◆ **WHAT YOU HAVE TO DO**
Each line from the line with "Output the Python" to the line with "pnb_pod2 = [0, 2, 3, 5, 9]", inclusive, is to be repeated exactly; no other line and no picture belongs in the copy.

◆ **RECORDS FOR THIS EXERCISE**
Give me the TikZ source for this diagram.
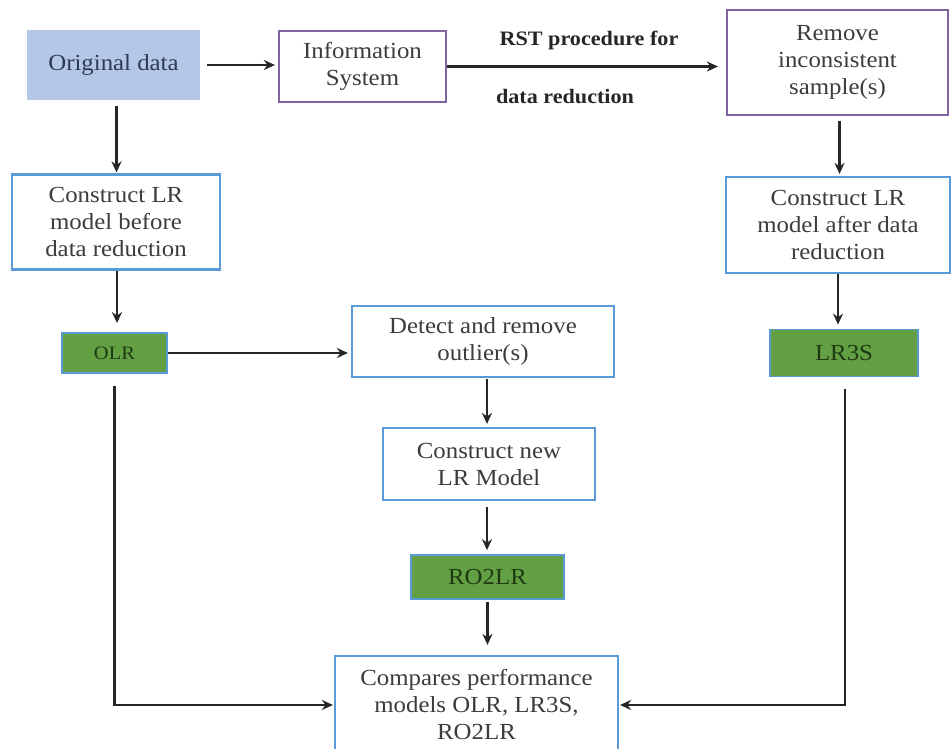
\documentclass[tikz,border=0pt]{standalone}
\usepackage{fontspec}
\setmainfont[FakeStretch=1.08]{Liberation Serif}
\usetikzlibrary{arrows.meta}
\definecolor{txt}{HTML}{3C3C3C}
\definecolor{bluebd}{HTML}{5B9BD5}
\definecolor{purbd}{HTML}{8064A2}
\definecolor{greenfill}{HTML}{62A043}
\definecolor{greentxt}{HTML}{1F3A12}
\definecolor{origfill}{HTML}{B4C7E7}
\definecolor{origtxt}{HTML}{2E3B55}
\tikzset{
  base/.style={rectangle, inner sep=0pt, align=center, text=txt,
    font=\fontsize{23}{27}\selectfont},
  bluebox/.style={base, draw=bluebd, line width=2.2pt, fill=white},
  purbox/.style={base, draw=purbd, line width=2.2pt, fill=white},
  greenbox/.style={base, draw=bluebd, line width=1.8pt, fill=greenfill, text=greentxt},
  origbox/.style={base, fill=origfill, text=origtxt},
  conn/.style={line width=2.6pt, draw=black!85, -{Stealth[length=11pt,width=10pt]}},
  lbl/.style={text=black!85, font=\fontsize{20.5}{24}\selectfont\bfseries}
}
\begin{document}
\begin{tikzpicture}[x=1pt,y=-1pt]
\clip (0,0) rectangle (951,749);
\useasboundingbox (0,0) rectangle (951,749);
\fill[white] (0,0) rectangle (951,749);

\node[origbox, minimum width=173pt, minimum height=70pt] (orig) at (113.5,65) {Original data};
\node[purbox, minimum width=167pt, minimum height=71pt] (info) at (362.5,66.5) {Information\\System};
\node[purbox, minimum width=221pt, minimum height=105pt] (remove) at (837.5,62.5) {Remove\\inconsistent\\sample(s)};
\node[bluebox, minimum width=208pt, minimum height=95pt] (c1) at (116,222) {Construct LR\\model before\\data reduction};
\node[bluebox, minimum width=224pt, minimum height=96pt] (c2) at (838,225) {Construct LR\\model after data\\reduction};
\node[greenbox, minimum width=105pt, minimum height=40pt, font=\fontsize{19}{22}\selectfont] (olr) at (114.5,353) {OLR};
\node[bluebox, minimum width=262pt, minimum height=71pt] (detect) at (483,341.5) {Detect and remove\\outlier(s)};
\node[greenbox, minimum width=148pt, minimum height=47pt] (lr3s) at (844,353) {LR3S};
\node[bluebox, minimum width=212pt, minimum height=72pt] (newlr) at (489,464) {Construct new\\LR Model};
\node[greenbox, minimum width=153pt, minimum height=44pt] (ro2lr) at (487.5,577) {RO2LR};
\node[bluebox, minimum width=283pt, minimum height=98pt] (comp) at (476.5,705) {Compares performance\\models OLR, LR3S,\\RO2LR};

\node[lbl] (rst1) at (589,40) {RST procedure for};
\node[lbl] (rst2) at (565,97) {data reduction};

\draw[conn, shorten <=7pt, shorten >=3pt] (orig.east) -- (orig.east -| info.west);
\draw[conn, shorten >=8pt] (info.east) -- (info.east -| remove.west);
\draw[conn, shorten <=6pt, shorten >=1pt] ([xshift=3pt]orig.south) -- ([xshift=3pt]orig.south |- c1.north);
\draw[conn, shorten <=5pt, shorten >=2pt] ([xshift=2pt]remove.south) -- ([xshift=2pt]remove.south |- c2.north);
\draw[conn, shorten >=9pt] ([xshift=1pt]c1.south) -- ([xshift=1pt]c1.south |- olr.north);
\draw[conn, shorten >=4pt] (c2.south) -- (c2.south |- lr3s.north);
\draw[conn, shorten >=3pt] (olr.east) -- (olr.east -| detect.west);
\draw[conn, shorten <=1pt, shorten >=3pt] ([xshift=4pt]detect.south) -- ([xshift=4pt]detect.south |- newlr.north);
\draw[conn, shorten <=6pt, shorten >=4pt] ([xshift=-2pt]newlr.south) -- ([xshift=-2pt]newlr.south |- ro2lr.north);
\draw[conn, shorten <=2pt, shorten >=10pt] (ro2lr.south) -- (ro2lr.south |- comp.north);
\draw[conn, shorten <=12pt, shorten >=1pt] (olr.south) |- (comp.west);
\draw[conn, shorten <=12pt, shorten >=1pt] ([xshift=1pt]lr3s.south) |- (comp.east);
\end{tikzpicture}
\end{document}
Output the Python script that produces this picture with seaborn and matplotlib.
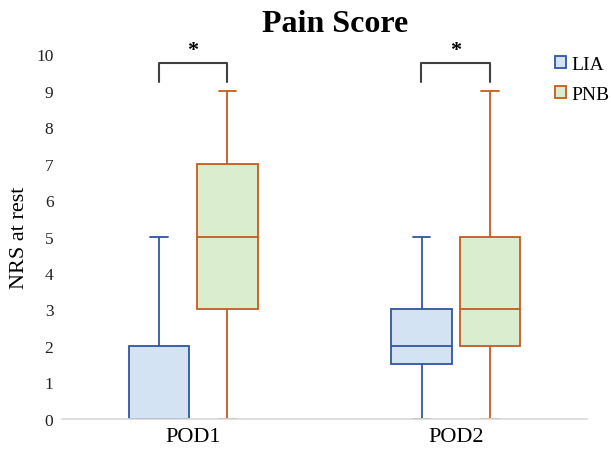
import pandas as pd
import numpy as np
import matplotlib.pyplot as plt
import matplotlib.colors as mcolors
import seaborn as sns
from matplotlib.patches import Patch

# Values (min, Q1, median, Q3, max) per group and day
days = ['POD1', 'POD2']
groups = ['LIA', 'PNB']
lia_pod1 = [0, 0, 0, 2, 5]
pnb_pod1 = [0, 3, 5, 7, 9]
lia_pod2 = [0, 1.5, 2, 3, 5]
pnb_pod2 = [0, 2, 3, 5, 9]

fill_colors = {'LIA': '#D4E3F3', 'PNB': '#DAEDCF'}
edge_colors = {'LIA': '#2F55A4', 'PNB': '#C65A1E'}

rows = []
for day, grp, vals in [('POD1', 'LIA', lia_pod1), ('POD1', 'PNB', pnb_pod1),
                       ('POD2', 'LIA', lia_pod2), ('POD2', 'PNB', pnb_pod2)]:
    for v in vals:
        rows.append({'Day': day, 'Group': grp, 'NRS': v})
df = pd.DataFrame(rows)

sns.set_style('white')
plt.rcParams['font.family'] = ['Liberation Serif', 'DejaVu Serif']

fig = plt.figure(figsize=(6.11, 4.52), dpi=100)
ax = fig.add_axes([0.101, 0.071, 0.86, 0.807])

sns.boxplot(data=df, x='Day', y='NRS', hue='Group', hue_order=groups,
            order=days, palette=fill_colors, saturation=1, linewidth=1.3,
            whis=(0, 100), width=0.52, gap=0.11, legend=False, ax=ax)

# Recolour outlines per group and make the caps short like in the original
cap_half = 0.033
for cont in ax.containers:
    fc = mcolors.to_hex(cont.boxes[0].get_facecolor())
    grp = min(groups, key=lambda g: np.sum(np.abs(np.array(mcolors.to_rgb(fill_colors[g]))
                                                  - np.array(mcolors.to_rgb(fc)))))
    ec = edge_colors[grp]
    for b in cont.boxes:
        b.set_edgecolor(ec)
    for ln in list(cont.whiskers) + list(cont.medians):
        ln.set_color(ec)
    for ln in cont.caps:
        ln.set_color(ec)
        xm = np.mean(ln.get_xdata())
        ln.set_xdata([xm - cap_half, xm + cap_half])

ax.set_ylim(0, 10)
ax.set_xlim(-0.5, 1.5)
ax.set_yticks(range(0, 11))
ax.tick_params(axis='y', labelsize=12.5, length=0, pad=6, labelcolor='#222222')
ax.tick_params(axis='x', labelsize=16, length=0, pad=6, labelcolor='black')
ax.set_xlabel('')
ax.set_ylabel('NRS at rest', fontsize=16, labelpad=5, color='black')
for s in ['top', 'right', 'left']:
    ax.spines[s].set_visible(False)
ax.spines['bottom'].set_color('#D9D9D9')
ax.spines['bottom'].set_linewidth(1.2)

# Significance brackets
off = 0.131
for i in range(len(days)):
    x1, x2 = i - off, i + off
    ax.plot([x1, x1, x2, x2], [9.23, 9.75, 9.75, 9.23], color='#404040',
            lw=1.5, clip_on=False)
    ax.text(i, 9.85, '*', ha='center', va='bottom', fontsize=16,
            fontweight='bold', color='black', clip_on=False)

fig.text(0.548, 0.945, 'Pain Score', ha='center', va='center',
         fontsize=23, fontweight='bold', color='black')

handles = [Patch(facecolor=fill_colors[g], edgecolor=edge_colors[g], lw=1.3)
           for g in groups]
fig.legend(handles, groups, loc='upper left', bbox_to_anchor=(0.893, 0.895),
           frameon=False, fontsize=14, handlelength=0.55, handleheight=0.55,
           handletextpad=0.25, labelspacing=0.65, borderpad=0,
           labelcolor='black')

plt.savefig('out.png', dpi=100)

◆ **EXERCISE OUTPUT**
Output the Python script that produces this picture with seaborn and matplotlib.
import pandas as pd
import numpy as np
import matplotlib.pyplot as plt
import matplotlib.colors as mcolors
import seaborn as sns
from matplotlib.patches import Patch

# Values (min, Q1, median, Q3, max) per group and day
days = ['POD1', 'POD2']
groups = ['LIA', 'PNB']
lia_pod1 = [0, 0, 0, 2, 5]
pnb_pod1 = [0, 3, 5, 7, 9]
lia_pod2 = [0, 1.5, 2, 3, 5]
pnb_pod2 = [0, 2, 3, 5, 9]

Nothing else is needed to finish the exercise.